D’autant plus que pour éviter le cumul des fonctions, Éric Piolle et ses adjoints à la ville ne sont pas dans l’exécutif de la métropole. Une écologie municipale réussie demande des relais pour être jugée crédible.  

Les écologistes par exemple se sont retrouvées en minorité sur l’élargissement d’une autoroute qui longe Grenoble à l’ouest. 

Un des enjeux de 2020 sera, si Éric Piolle est réélu, de chercher une majorité plus favorable à son programme à l’échelle métropolitaine. 

Le modèle ? 

Depuis qu’Éric Piolle a annoncé fin septembre qu’il briguait un nouveau mandat, les soutiens s’accumulent. 

Sa liste est soutenue, comme en 2014, par EELV la France Insoumise et plusieurs collectifs citoyens.

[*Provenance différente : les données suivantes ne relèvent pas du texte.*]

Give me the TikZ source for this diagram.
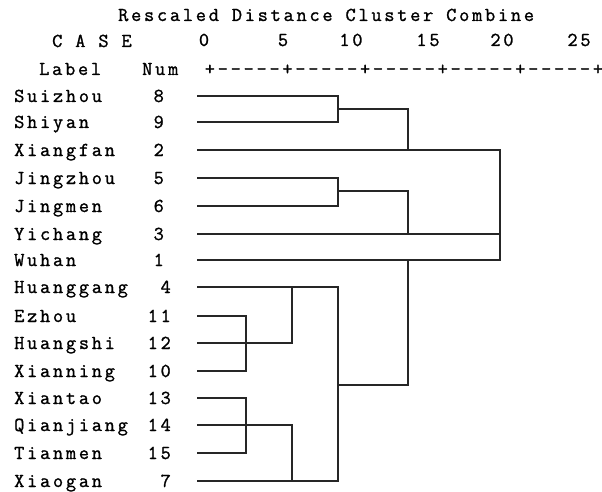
\documentclass[tikz,border=0pt]{standalone}
\usepackage{fontspec}
\setmonofont{Latin Modern Mono}[LetterSpace=14, FakeBold=1.2]
\begin{document}
\begin{tikzpicture}[x=1pt,y=-1pt,
  txt/.style={inner sep=0pt, anchor=base west, text=black,
    font=\ttfamily\fontsize{19.75}{20}\selectfont},
  numtxt/.style={txt, anchor=base east},
  ticktxt/.style={txt, anchor=base},
  tree/.style={line width=1.4pt, draw=black!85, line cap=rect}]
\useasboundingbox (0,0) rectangle (602,492);
% header
\node[txt] (title) at (118,21) {Rescaled Distance Cluster Combine};
\node[txt] (case) at (52,47) {C A S E};
\node[ticktxt] (t0) at (204,46) {0};
\node[ticktxt] (t5) at (283,46) {5};
\node[ticktxt] (t10) at (351,46) {10};
\node[ticktxt] (t15) at (428,46) {15};
\node[ticktxt] (t20) at (502,46) {20};
\node[ticktxt] (t25) at (579,46) {25};
\node[txt] (labhead) at (39,75) {Label};
\node[txt] (numhead) at (142,75) {Num};
\node[txt] (ruler) at (204.6,75) {+-----+-----+-----+-----+-----+};
% rows
\foreach \nm/\k/\yy/\nx in {Suizhou/8/96/164, Shiyan/9/122/164, Xiangfan/2/150/164,
  Jingzhou/5/178/164, Jingmen/6/206/164, Yichang/3/234/164, Wuhan/1/260/164,
  Huanggang/4/287/171, Ezhou/11/316/171, Huangshi/12/343/171, Xianning/10/371/171,
  Xiantao/13/398/171, Qianjiang/14/425/171, Tianmen/15/453/171, Xiaogan/7/481/171}{
  \node[txt] (lab\k) at (14,\yy+6) {\nm};
  \node[numtxt] (num\k) at (\nx,\yy+6) {\k};
  \coordinate (s\k) at (198,\yy);
}
% junction points
\coordinate (a89) at (338,109);
\coordinate (a56) at (338,191);
\coordinate (m2) at (408,150);
\coordinate (m3) at (408,234);
\coordinate (m1) at (408,260);
\coordinate (r2) at (500,150);
\coordinate (r3) at (500,234);
\coordinate (r1) at (500,260);
\coordinate (e1) at (246,343);
\coordinate (f1) at (292,343);
\coordinate (g4) at (338,287);
\coordinate (e2) at (246,425);
\coordinate (f2) at (292,425);
\coordinate (g7) at (338,481);
\coordinate (alow) at (338,385);
% upper tree
\draw[tree] (s8) -| (a89) |- (s9);
\draw[tree] (a89) -| (m2);
\draw[tree] (s5) -| (a56) |- (s6);
\draw[tree] (a56) -| (m3);
\draw[tree] (s2) -- (r2) -- (r1) -- (s1);
\draw[tree] (s3) -- (r3);
% lower tree
\draw[tree] (s11) -| (e1) |- (s10);
\draw[tree] (s12) -- (f1);
\draw[tree] (f1) -- (f1 |- s4);
\draw[tree] (s4) -- (g4);
\draw[tree] (s13) -| (e2) |- (s15);
\draw[tree] (s14) -- (f2);
\draw[tree] (f2) -- (f2 |- s7);
\draw[tree] (s7) -- (g7);
\draw[tree] (g4) -- (g7);
\draw[tree] (alow) -| (m1);
\end{tikzpicture}
\end{document}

Mais aussi par le parti communiste, Générations (le parti de l’ancien candidat à la présidentielle Benoît Hamon), Place publique (le mouvement de l’eurodéputé Raphaël Glucksmann), Nouvelle donne, plusieurs associations et mouvements locaux et certains militants socialistes. 

Un rassemblement qui devrait combler les relatifs échecs électoraux de la majorité d’Éric Piolle depuis 2014. Les différents partis de la majorité sont encore la première force politique de la ville, mais les victoires électorales depuis six ans restent maigres. Par exemple lors des élections législatives de 2017, les écologistes et France Insoumise, partis séparément, n’ont pas réussi à endiguer la dynamique de l’élection présidentielle. Les deux députés représentant la ville sont issus du parti d’Emmanuel Macron. 

Partir grouper dès le premier tour devrait donc éviter les mauvaises surprises. « À Grenoble, la guerre des gauches est derrière nous », scande Éric Piolle à l’envi (même si le Parti socialiste a investi Olivier Noblecourt, le délégué interministériel d’Emmanuel Macron en charge de la lutte contre la pauvreté). 

Cependant la méthode Piolle fait rêver les écologistes qui rêvent de gagner les grandes villes de Besançon, Montpellier, Toulouse, Rennes ou encore Nantes. 

Dans la grande majorité de ces villes, EELV fait le pari de s’associer avec des listes citoyennes et quand c’est possible, avec d’autres formations de gauche. Reste à savoir d’autres profils comme Piolle pourront émerger d’ici les 3 prochains mois.